══ RECORDS PROVIDED ══

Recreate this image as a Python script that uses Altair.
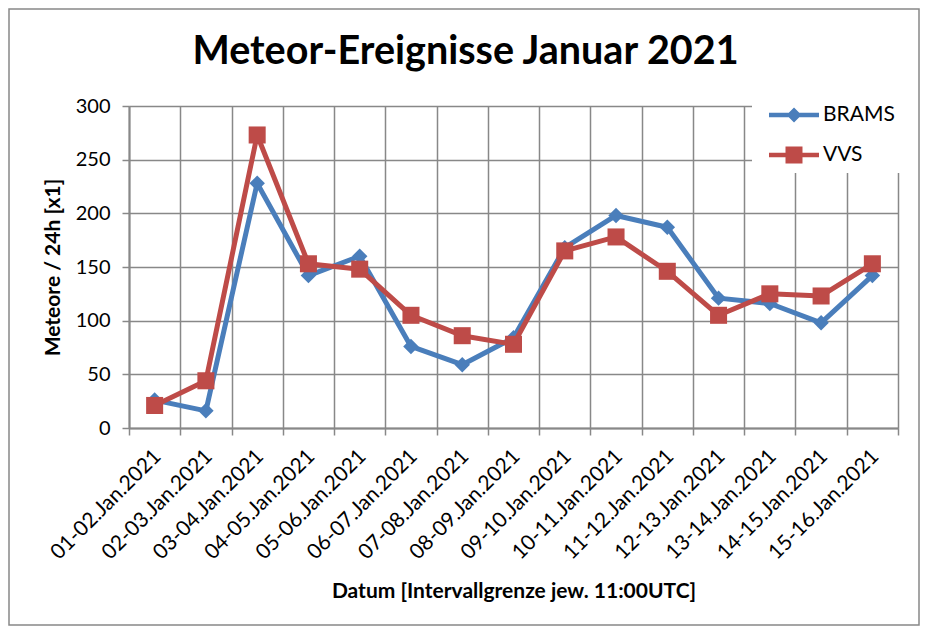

═══
══ RECORDS PROVIDED ══

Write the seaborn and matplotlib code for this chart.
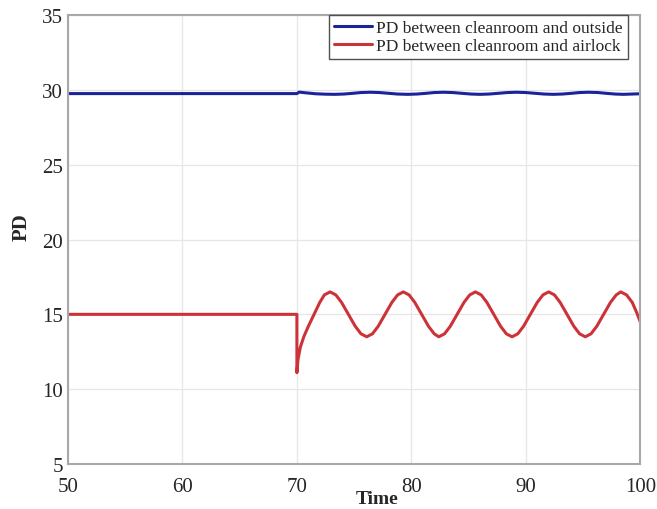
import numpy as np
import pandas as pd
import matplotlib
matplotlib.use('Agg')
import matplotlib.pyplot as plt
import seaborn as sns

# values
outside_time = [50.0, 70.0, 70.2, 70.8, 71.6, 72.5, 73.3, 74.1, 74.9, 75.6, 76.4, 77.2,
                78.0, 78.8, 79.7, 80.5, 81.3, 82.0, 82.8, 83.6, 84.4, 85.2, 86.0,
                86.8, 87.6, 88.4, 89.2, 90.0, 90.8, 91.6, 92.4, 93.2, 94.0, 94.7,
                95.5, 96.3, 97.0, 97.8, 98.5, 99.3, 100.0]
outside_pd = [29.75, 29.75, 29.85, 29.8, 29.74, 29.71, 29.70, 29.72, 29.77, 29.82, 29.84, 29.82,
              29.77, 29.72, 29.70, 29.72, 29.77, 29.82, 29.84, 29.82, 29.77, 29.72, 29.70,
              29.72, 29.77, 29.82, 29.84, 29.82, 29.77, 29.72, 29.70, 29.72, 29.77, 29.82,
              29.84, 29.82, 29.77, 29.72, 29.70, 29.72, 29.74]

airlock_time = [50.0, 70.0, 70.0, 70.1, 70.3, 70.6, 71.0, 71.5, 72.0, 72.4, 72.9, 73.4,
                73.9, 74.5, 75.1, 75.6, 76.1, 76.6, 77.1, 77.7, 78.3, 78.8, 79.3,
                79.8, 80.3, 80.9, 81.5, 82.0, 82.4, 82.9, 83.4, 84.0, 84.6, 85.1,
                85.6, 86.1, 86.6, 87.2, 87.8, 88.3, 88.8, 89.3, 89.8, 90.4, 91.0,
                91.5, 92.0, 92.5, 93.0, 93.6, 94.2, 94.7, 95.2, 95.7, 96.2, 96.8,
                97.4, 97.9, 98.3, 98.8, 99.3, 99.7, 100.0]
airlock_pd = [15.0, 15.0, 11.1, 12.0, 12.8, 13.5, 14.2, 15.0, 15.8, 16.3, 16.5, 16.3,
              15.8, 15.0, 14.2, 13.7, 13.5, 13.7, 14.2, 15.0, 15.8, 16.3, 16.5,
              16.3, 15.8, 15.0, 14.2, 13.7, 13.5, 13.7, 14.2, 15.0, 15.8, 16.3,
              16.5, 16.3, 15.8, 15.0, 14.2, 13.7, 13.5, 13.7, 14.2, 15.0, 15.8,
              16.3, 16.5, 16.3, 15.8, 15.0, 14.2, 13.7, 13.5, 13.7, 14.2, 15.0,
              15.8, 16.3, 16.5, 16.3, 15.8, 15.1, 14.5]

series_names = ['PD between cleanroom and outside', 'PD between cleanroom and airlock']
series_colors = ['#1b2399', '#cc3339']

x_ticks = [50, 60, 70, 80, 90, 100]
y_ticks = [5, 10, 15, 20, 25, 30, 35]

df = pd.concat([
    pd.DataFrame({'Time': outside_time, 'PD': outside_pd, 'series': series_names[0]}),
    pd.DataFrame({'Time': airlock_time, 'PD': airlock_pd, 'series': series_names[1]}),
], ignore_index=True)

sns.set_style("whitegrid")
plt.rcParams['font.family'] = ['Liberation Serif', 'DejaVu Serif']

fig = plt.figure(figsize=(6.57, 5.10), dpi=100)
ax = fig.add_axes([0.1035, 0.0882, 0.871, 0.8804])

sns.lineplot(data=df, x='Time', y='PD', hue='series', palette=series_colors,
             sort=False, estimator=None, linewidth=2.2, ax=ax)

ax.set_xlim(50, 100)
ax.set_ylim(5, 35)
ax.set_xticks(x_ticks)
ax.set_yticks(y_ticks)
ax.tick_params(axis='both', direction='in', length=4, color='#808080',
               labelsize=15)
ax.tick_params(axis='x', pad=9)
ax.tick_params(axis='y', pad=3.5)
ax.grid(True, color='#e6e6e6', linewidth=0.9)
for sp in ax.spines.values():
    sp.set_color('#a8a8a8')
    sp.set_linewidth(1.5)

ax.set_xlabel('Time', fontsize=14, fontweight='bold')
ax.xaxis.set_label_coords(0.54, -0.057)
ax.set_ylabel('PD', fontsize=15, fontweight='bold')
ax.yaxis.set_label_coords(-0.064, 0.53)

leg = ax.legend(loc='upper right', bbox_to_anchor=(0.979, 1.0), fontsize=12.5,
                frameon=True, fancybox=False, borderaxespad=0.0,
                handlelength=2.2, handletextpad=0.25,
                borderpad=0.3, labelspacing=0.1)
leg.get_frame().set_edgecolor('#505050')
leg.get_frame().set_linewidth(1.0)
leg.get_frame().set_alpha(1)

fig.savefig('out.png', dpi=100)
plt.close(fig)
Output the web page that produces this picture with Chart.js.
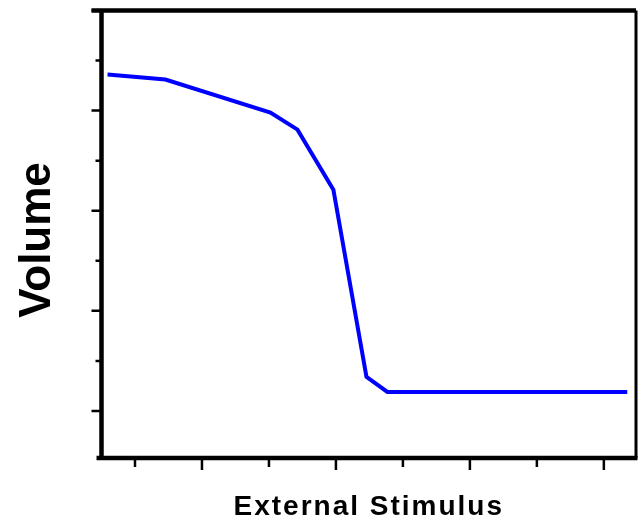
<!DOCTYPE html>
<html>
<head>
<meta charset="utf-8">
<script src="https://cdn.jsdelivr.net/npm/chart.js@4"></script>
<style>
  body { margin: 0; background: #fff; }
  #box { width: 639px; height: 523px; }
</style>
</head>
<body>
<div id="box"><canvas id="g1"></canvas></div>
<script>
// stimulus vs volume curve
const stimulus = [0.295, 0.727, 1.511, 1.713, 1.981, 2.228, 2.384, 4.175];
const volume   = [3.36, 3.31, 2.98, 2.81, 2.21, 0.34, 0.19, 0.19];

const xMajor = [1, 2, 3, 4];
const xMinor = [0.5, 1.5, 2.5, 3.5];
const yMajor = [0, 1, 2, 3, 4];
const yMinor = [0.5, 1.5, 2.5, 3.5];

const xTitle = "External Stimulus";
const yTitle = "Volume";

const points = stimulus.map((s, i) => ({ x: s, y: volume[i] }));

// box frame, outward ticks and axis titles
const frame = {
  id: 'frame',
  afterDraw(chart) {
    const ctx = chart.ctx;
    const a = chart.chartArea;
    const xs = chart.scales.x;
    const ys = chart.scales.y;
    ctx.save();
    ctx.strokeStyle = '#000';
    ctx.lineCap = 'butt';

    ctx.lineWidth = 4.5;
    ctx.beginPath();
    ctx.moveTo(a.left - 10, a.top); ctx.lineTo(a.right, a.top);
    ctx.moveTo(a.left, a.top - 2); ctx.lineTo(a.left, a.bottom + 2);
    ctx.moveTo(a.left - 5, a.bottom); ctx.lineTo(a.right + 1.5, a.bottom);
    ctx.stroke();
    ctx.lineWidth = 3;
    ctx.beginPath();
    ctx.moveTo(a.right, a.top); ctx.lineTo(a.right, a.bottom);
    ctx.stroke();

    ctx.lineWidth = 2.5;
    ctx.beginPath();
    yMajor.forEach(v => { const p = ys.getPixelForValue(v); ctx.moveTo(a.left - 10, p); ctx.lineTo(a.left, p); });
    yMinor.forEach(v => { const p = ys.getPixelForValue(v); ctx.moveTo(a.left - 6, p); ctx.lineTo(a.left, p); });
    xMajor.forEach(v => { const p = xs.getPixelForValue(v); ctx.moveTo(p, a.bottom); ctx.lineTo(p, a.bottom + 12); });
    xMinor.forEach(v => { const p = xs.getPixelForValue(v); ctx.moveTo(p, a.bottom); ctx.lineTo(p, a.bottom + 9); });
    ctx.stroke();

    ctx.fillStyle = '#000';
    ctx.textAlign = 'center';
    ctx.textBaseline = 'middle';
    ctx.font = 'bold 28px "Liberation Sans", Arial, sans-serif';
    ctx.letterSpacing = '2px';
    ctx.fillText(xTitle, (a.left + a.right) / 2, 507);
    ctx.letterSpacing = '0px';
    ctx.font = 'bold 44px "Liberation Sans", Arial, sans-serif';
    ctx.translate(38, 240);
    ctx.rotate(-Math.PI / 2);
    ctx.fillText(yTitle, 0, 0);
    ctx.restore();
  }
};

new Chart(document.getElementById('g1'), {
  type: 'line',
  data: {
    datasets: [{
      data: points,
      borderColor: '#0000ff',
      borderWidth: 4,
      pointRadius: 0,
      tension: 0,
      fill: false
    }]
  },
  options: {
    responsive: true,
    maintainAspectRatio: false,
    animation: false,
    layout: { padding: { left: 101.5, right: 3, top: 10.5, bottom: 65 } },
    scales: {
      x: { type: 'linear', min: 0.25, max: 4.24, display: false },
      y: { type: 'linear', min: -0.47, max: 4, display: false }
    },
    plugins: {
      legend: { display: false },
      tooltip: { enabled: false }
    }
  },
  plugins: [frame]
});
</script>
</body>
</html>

═══

Starting at the line with "Output the web" and ending at the line with "const points = stimulus.map((s, i)", copy each line exactly, both ends included. Do not copy the pictures.

Output the web page that produces this picture with Chart.js.
<!DOCTYPE html>
<html>
<head>
<meta charset="utf-8">
<script src="https://cdn.jsdelivr.net/npm/chart.js@4"></script>
<style>
  body { margin: 0; background: #fff; }
  #box { width: 639px; height: 523px; }
</style>
</head>
<body>
<div id="box"><canvas id="g1"></canvas></div>
<script>
// stimulus vs volume curve
const stimulus = [0.295, 0.727, 1.511, 1.713, 1.981, 2.228, 2.384, 4.175];
const volume   = [3.36, 3.31, 2.98, 2.81, 2.21, 0.34, 0.19, 0.19];

const xMajor = [1, 2, 3, 4];
const xMinor = [0.5, 1.5, 2.5, 3.5];
const yMajor = [0, 1, 2, 3, 4];
const yMinor = [0.5, 1.5, 2.5, 3.5];

const xTitle = "External Stimulus";
const yTitle = "Volume";

const points = stimulus.map((s, i) => ({ x: s, y: volume[i] }));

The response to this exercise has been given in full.